When an ambulance drives past you, you hear the pitch of the sirens get higher as it gets closer, and they get lower pitched as they get farther away from you.
Light does the same thing, but it shifts in color – redshifting or blueshifting.

Scientists can tell how old light is based on what color it is – the longer it’s been travelling, the more it will be shifted in color.
When we look at the light from the big bang, the beginning of the universe, we can see that it is massively red-shifted, so much so that it is actually no longer in the visible spectrum, and is far into the infrared.

It’s like how you can tell how far away an ambulance is based on the sound of the siren. We can tell how far away the light is based on the shift.

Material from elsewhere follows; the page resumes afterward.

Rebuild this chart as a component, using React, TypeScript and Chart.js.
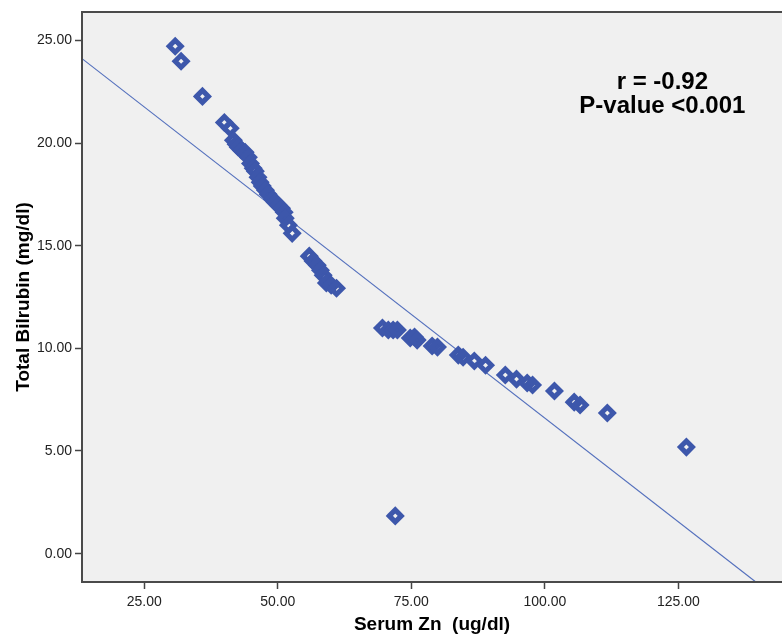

We know how far the light went, now we just have to figure out how long that would take – light moves at light speed so we can easily calculate a ballpark figure – which gets us the “Universe is ~14 billion years old” we’ve all gotten to know. [Which is still up for debate today.](https://www.usatoday.com/story/news/nation/2023/07/14/universe-may-older-than-thought-study-shows/70411343007/)

Anonymous 0 Comments

I suspect you might be slightly confused by light year being a unit of distance. You are basically asking how they know how far the light source is (same thing as how long it took the light to come but less clumsy).

There are many methods for things at different distances. These are collectively known as the [“cosmic distance ladder”](https://en.wikipedia.org/wiki/Cosmic_distance_ladder). For nearer objects we can use parallax caused by the movement of the Earth orbiting around the Sun. However, for further distances, we may use “standard candles”, one example being Cepheid variables which are stars whose brightness changes regularly and for which there is a known relationship between their luminosity and their period. By seeing how bright they are and checking that against how quickly their brightness changes, we can estimate the true distance of the galaxy they are in.

However, none of these methods are very precise and reliable.